The piano is truly remarkable in its volume gradations. An eighty-eight key grand has a pitch span of almost eight octaves, putting it on a par with the organ in those categories. There is nothing contained within a piano that will be beyond the capabilities of down-time crafters, and the impact the piano will make in the 1632 musical era cannot be underestimated. It is canon that Grantville had three full-size grand pianos (two of which are spoken for), a few baby grand pianos (one in a church, one or more in schools, one or more in residences), and an unknown quantity of upright pianos of various ages and conditions. Canon does not explicitly state that some of the older uprights are player pianos, but the possibility is there, which would be of interest to both clockwork makers and instrument makers alike.

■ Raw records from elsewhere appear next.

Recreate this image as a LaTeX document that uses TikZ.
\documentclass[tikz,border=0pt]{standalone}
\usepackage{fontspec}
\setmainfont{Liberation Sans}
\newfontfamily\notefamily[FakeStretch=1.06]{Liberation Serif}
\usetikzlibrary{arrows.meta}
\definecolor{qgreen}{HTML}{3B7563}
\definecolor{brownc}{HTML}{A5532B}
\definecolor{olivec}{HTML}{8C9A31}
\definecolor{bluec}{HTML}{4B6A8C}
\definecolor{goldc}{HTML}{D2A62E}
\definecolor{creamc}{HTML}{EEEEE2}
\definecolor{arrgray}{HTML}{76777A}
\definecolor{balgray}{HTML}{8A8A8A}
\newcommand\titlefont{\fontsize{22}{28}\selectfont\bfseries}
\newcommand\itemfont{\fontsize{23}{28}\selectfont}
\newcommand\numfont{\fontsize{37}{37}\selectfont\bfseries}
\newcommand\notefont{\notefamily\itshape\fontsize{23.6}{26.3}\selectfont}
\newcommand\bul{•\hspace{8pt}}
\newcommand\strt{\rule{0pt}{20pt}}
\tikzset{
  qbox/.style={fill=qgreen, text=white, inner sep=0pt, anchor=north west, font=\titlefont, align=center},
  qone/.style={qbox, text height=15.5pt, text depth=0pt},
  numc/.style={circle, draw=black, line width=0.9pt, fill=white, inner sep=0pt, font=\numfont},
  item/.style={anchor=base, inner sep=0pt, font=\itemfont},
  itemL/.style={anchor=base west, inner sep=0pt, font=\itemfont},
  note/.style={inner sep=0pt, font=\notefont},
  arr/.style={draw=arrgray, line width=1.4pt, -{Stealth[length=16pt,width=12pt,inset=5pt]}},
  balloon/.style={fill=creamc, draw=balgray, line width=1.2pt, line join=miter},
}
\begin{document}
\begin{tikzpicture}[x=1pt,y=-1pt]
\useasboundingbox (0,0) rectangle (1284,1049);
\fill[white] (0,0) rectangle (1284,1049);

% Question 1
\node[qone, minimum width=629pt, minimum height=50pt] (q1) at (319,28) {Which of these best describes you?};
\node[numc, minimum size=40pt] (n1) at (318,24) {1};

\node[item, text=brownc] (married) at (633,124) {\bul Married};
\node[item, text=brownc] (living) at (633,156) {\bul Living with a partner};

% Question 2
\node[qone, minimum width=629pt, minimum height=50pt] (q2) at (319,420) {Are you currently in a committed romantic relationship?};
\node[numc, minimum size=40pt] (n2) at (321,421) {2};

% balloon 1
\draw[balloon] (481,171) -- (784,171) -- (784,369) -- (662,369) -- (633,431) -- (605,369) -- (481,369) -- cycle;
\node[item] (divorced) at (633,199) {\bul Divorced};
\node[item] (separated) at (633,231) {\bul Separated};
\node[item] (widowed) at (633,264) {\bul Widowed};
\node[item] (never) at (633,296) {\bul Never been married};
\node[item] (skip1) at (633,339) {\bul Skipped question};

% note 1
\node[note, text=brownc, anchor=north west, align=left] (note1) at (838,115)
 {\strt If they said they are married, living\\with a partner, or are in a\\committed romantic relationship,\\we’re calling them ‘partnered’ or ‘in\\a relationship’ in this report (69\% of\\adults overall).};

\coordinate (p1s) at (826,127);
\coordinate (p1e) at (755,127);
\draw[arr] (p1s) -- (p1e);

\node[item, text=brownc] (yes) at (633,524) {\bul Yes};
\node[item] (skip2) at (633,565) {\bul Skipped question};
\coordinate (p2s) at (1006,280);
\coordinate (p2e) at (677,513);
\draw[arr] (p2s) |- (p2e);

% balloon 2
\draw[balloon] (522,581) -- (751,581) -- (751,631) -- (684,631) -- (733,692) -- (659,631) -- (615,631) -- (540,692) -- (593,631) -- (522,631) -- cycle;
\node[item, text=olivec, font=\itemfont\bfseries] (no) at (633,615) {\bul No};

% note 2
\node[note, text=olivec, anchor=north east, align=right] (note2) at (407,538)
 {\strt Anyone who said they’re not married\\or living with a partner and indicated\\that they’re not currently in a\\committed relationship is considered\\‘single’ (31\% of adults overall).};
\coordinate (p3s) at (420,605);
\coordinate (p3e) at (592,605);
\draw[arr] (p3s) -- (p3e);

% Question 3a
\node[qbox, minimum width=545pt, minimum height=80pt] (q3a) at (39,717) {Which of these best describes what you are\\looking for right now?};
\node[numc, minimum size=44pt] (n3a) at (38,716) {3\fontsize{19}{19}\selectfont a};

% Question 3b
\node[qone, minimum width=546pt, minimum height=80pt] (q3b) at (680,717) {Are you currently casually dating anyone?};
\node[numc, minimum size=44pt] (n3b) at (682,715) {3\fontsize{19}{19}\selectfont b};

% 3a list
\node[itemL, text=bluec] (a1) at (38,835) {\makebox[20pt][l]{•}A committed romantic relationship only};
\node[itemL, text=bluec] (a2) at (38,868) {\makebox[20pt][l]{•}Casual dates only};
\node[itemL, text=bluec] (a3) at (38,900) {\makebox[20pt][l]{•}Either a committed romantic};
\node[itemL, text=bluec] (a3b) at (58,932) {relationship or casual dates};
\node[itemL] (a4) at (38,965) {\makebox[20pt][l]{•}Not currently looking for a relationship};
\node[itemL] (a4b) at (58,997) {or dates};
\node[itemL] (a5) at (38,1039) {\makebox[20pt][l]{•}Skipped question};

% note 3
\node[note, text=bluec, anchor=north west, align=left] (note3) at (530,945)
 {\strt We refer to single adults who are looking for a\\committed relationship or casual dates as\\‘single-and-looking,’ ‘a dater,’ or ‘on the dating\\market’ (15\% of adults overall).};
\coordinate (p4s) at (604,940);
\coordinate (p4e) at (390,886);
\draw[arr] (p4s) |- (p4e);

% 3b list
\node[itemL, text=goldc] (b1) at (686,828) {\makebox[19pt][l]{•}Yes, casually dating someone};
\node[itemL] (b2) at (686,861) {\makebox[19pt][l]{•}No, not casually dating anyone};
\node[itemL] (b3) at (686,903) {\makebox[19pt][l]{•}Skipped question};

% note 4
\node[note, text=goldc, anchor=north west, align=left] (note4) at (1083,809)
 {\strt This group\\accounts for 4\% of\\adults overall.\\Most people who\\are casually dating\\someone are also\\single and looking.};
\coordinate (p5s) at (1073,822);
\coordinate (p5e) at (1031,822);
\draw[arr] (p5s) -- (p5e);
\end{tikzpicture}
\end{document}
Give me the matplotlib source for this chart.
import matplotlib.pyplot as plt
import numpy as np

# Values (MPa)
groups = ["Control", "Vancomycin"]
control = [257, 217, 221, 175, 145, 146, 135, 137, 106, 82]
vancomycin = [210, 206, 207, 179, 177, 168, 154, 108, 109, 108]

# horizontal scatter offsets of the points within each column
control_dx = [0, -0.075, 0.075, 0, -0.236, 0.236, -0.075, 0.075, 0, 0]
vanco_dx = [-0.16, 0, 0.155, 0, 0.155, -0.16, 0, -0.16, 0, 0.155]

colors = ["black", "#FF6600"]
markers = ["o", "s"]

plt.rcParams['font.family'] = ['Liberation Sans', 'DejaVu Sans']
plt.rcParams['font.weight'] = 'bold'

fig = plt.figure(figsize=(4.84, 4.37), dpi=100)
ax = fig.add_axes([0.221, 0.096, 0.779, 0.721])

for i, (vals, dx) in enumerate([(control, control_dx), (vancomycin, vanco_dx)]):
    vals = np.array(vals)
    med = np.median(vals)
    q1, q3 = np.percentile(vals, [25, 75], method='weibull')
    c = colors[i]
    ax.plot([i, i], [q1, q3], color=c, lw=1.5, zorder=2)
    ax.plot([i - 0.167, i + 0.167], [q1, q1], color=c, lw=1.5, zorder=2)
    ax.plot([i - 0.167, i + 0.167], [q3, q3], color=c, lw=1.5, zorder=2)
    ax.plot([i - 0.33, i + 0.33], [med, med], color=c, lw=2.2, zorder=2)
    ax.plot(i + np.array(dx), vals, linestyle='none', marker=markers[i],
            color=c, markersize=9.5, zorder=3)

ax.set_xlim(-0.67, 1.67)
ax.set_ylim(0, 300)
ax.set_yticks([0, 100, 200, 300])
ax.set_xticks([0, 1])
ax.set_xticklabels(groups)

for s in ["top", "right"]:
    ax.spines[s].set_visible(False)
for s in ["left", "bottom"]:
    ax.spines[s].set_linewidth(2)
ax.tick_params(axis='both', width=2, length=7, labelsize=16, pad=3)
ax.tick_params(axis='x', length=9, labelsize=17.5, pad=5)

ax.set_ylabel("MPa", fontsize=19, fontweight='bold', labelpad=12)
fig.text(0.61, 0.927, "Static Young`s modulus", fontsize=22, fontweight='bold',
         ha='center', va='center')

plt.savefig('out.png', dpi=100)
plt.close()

The modern woodwind group covers flutes, piccolos, the oboe family, the bassoon, the clarinet family, and the saxophone family, of which only the flute would be directly related to instruments of 1632. Modern flutes and piccolos are typically made of metal, but are classed as woodwinds due to the fact that they were often made of wood well into the 1800s. Even today the bodies of piccolos are frequently totally or partially made of wood. Saxophones have always been hybrid metal and wood instruments, but are classed as woodwinds because they use a woodwind style mouthpiece with a reed and because the fingering system is like that of most woodwinds.
Most of the woodwind family would be new to the down-timers, but they would embrace them with open arms, because they would fill musical niches of older, less musical sounding instruments, such as the shawm and the serpent. It wouldn't hurt that the modern designs would for the most part be easier to play as well.